Fortune’s Seth Weintraub pulls a four-year-old Stephen Colbert clip that’s as good a place as any to kick off a discussion of AT&T’s proposed $39 billion deal for T-Mobile.
Colbert’s punchline is that the country’s antitrust efforts, which broke up AT&T in the early 1980s, have come full circle with AT&T monopoly on cellphones. That was a bit of a reach, but it’s much less of one today.
I’ve been critical of the light touch the business press tends to give roll-up consolidation by companies trying to corrner markets and raise prices on consumers. But it does a pretty good job covering this news today and emphasizing the bold consolidation it would entail.
The New York Times puts the antitrust angle in the second and third paragraphs of its page-one story and gives it appropriately skeptical language:
The transaction, one of the largest since the onset of the financial crisis, is expected to start a fierce battle in Washington as regulators scrutinize the effect of the deal on competition and consumers. The deal would leave just three major cellular companies in the country: AT&T, Verizon and the much smaller Sprint Nextel.
Some critics denounced the merger within hours of its announcement, saying it would most likely lead to higher prices. T-Mobile had offered some of the lowest rates in the country, keeping pressure on competitors. While AT&T is expected to honor current contracts, T-Mobile customers may have to pay higher rates once those contracts expire.
The Wall Street Journal says this in the second graph of its clunky page-one story:
In stitching together the second- and fourth-largest U.S. mobile carriers, AT&T is showing a fearless attitude toward U.S. regulators, who will be heavily scrutinizing what is the largest planned merger deal of 2011. T-Mobile has long been an antagonist to AT&T and chief rival Verizon Wireless, offering low prices that kept pressure on rates.
And it gives a whole story atop the Marketplace section front to the antitrust question.
And the FT’s story mentions antitrust issues in the third paragraph.
Bloomberg has a very good story that it gives this headline, which actually quotes a consumers/citizens’-rights watchdog (!):
AT&T Faces Year-Long Scrutiny for ‘Unthinkable’ T-Mobile Bid
Here’s the full quote, which Bloomberg put up high in the story:
The combination of the second-largest wireless carrier with the fourth-largest is “unthinkable,” Gigi Sohn, president of Public Knowledge, a Washington-based advocacy group, said in a statement. “We know the results of arrangements like this — higher prices, fewer choices, less innovation.”
Nobody quoted here, not even the Wall Street analysts, can believe the nerve of AT&T:
“It is unlikely that AT&T would attempt a deal that they knew would fail; however, we can’t see how they would get this through without massive divestitures and concessions,” Jonathan Chaplin, an analyst at Credit Suisse Group AG in New York, said in a note. “We have never seen a deal with more regulatory risk be attempted in the U.S.”
And so we get a very distinct impression, particularly from Bloomberg and the Times, that this deal could be bad news for consumers and is a bold test of just how weak antitrust enforcement has really gotten in the U.S. How bold a test?

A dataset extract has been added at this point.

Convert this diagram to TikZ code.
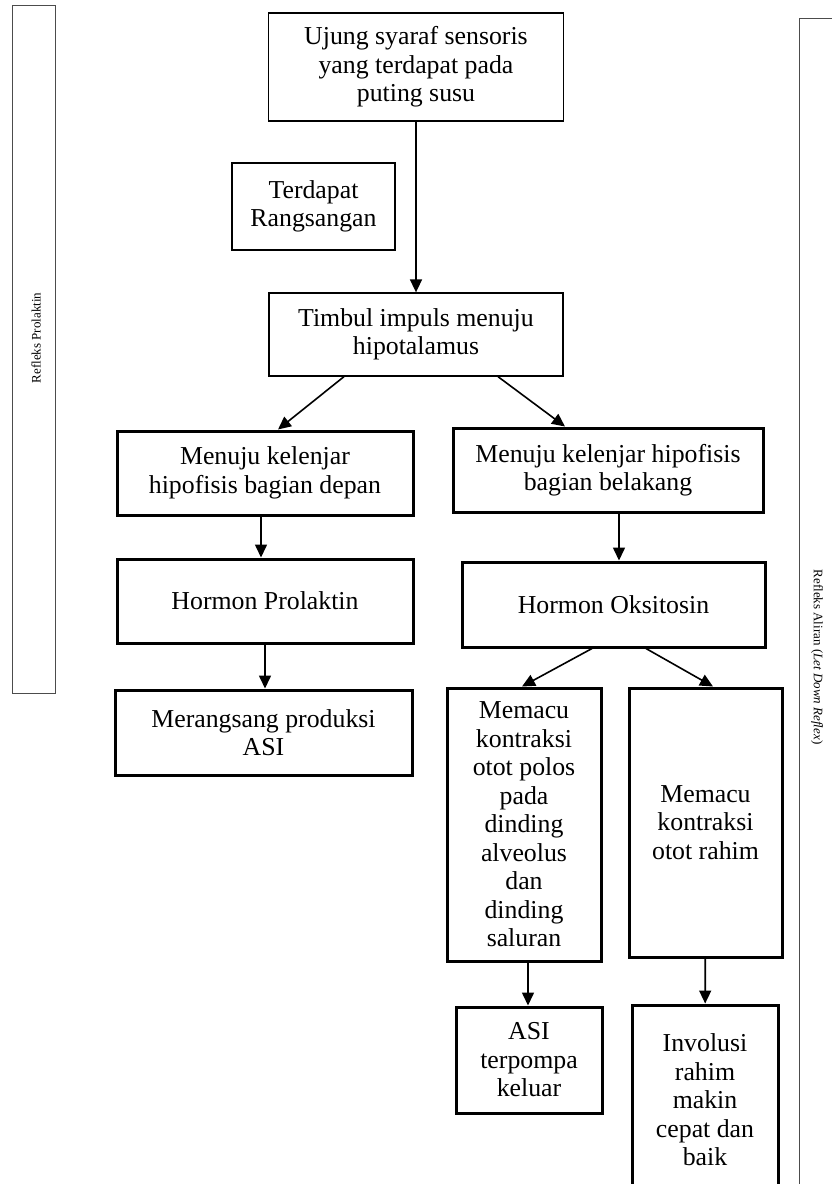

AT&T will have to pay T-Mobile $3 billion and give it a chunk of valuable wireless spectrum if the deal gets blocked. It must be pretty confident about its regulators.
What we’re talking about is the consolidation of a duopoly that dominates cellphone market in the U.S. If regulators let the deal go through—and based on past behavior, you have to bet they will—AT&T (42 percent) and Verizon (31 percent) would control 73 percent of the nation’s cellphone market. Sprint, which lost $3.5 billion last year, would be a distant third place with about 16 percent (there are minor players like U.S. Cellular that have less than 2.5 percent market share).